さらにエスカレータの取り付け方についても中途半端なケースが目立ちます。エスカレータというのは高齢者のように足腰が弱っている人のためだけのものではありません。重たいキャリングケースやスーツケースを持っているときには階段は苦痛です。そうした場合にエスカレータはとても助かるものです。しかし、駅によっては上りのエスカレータはあるものの、下りのエスカレータがないことがあります。下りなら楽だからいらないだろう、という発想なのでしょう。しかし重たい荷物をガタガタと階段を引きずっておろすのは大変なことです。やはり上りがあるなら下りもあるべきなのです。またK電鉄のS駅にあるエスカレータは乗る人のいるホームに設置されていて、降りる人のでていくホームには設置されていません。下りのエスカレータが乗る人のいるホームに設置されているのは分かるとしても、なぜ上りのエスカレータが乗る人のいるホームに設置されているのでしょう。しかもK電鉄はちょっと混雑する時間帯になると、乗る人のホームに降りる人たちは降りるホームにいったんでて、乗る人たちが乗り切るのをまってから反対側のドアに向かうという奇妙なルールを作っています。どうしてもエスカレータを利用したい人はそうやって待っていなければなりません。

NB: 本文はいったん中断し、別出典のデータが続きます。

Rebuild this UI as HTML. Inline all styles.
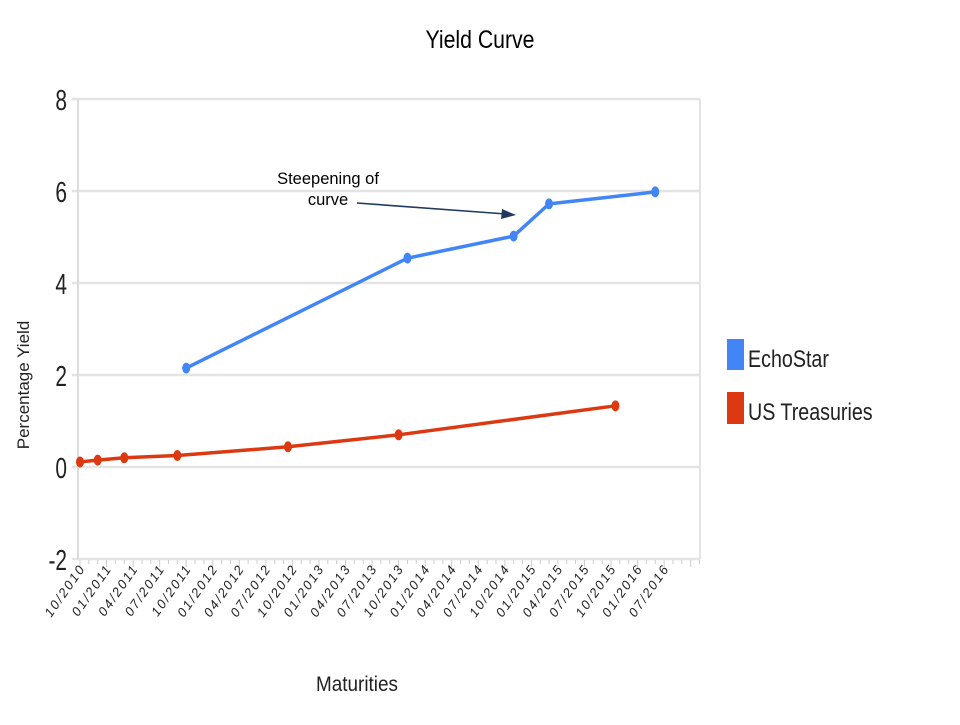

同じようにエレベータについても適切でないケースがあります。エレベータは車いす利用者だけでなく、荷物を持った人、高齢者などにとってありがたいものですが、その中で車いすを回転させるだけのスペースがないにもかかわらず、入ってきた口から出なければならないケースがあります。入ったのと反対の出口から降りられるようになっていれば、車いす利用者も楽に乗ることができます。
このように、エスカレータやエレベータを後付で設置した場合には、その意味をよく理解しないまま設置するケースもあるため、十分に利用することができないことがあるわけです。後付だとスペースが十分にないために、分かっていてもきちんとした対応がとれないこともあるわけです。こうしたことを防ぐには、あらかじめ、ユーザの多様性をすべての設計者が理解して、事前にその対策を講じるようにすればいい。そう考えるのが前述のユニバーサルデザインの考え方です。
これは実に尤もな考え方といえるのですが、落とし穴がなくはないのです。設計者も人間であり、人間は不完全なものであるため、いくらガイドラインを理解して、それに忠実に作ったつもりでも、どこかに問題が発生する可能性はあります。もちろん知らないで作るより、問題の発生する確率を低くすることはできますが、それでも問題は発生する可能性があります。ユニバーサルデザインのガイドラインを理解しているつもりの設計者が何かを設計するというケースが逆説的に実はたいへん危なっかしいことになるのです。
要するに、設計においては常にそこに潜在的なバリアがありうるという意識をもち、ユーザ工学の中で重要な位置を占めている評価の活動を実施することが大切になるのです。作ってみては評価を行って問題点の洗い出しをし、その問題をつぶすべく再設計をし、改めて評価をしてその効果を確認する。こういった反復的な姿勢が必要になるのです。ユニバーサルデザインを実現するためには、実はこうしたユーザ工学的なプロセスをたどってゆくことが必須であるのです。
現実の世界は過去の遺産に満ちています。過去の遺産の多くは、ユニバーサルデザインというマインドを持たずに作られてきました。その意味で、世の中にはバリアが多数存在しているのです。こうした過去のバリアを乗り越えることも大切だし、また新たなバリアを作らないように配慮することも必要です。そして重要な点は、そのようなバリアフリーの状態を実現するためにはユニバーサルデザインの理念を理解しただけでは不十分だということです。理解したという思いこみほど怖いものはありません。
ちなみに僕はバリアフリーという姿勢が好きです。バリアを見つけよう、バリアが見つかったらそれを排撃しよう。この挑戦的な姿勢が気に入っています。ただ、できるかぎり、可能な問題点を事前に察知して対策を打っておくことが必要なのは言うまでもありません。最初に述べた駅のホームの狭さは、バリアが見つかったからといって簡単に広げるわけにはいきません。やはり可能な限り、問題点は事前に摘出して、それに対応できる設計を行うのがいいのです。
まとめましょう。バリアはできるだけ作らないように事前に排除する姿勢をもつ。そのためには設計と評価という反復設計を行うのが良い。さらに、いったんできあがってしまったものに対しては、常にバリア性を検証・確認する姿勢を忘れず、問題点が見つかれば即それに対応するという態度を持ち続ける。ユニバーサルデザインという理念を実現するためには、こうした現実的な活動が必要になる。今回はそんなことを書かせていただきました。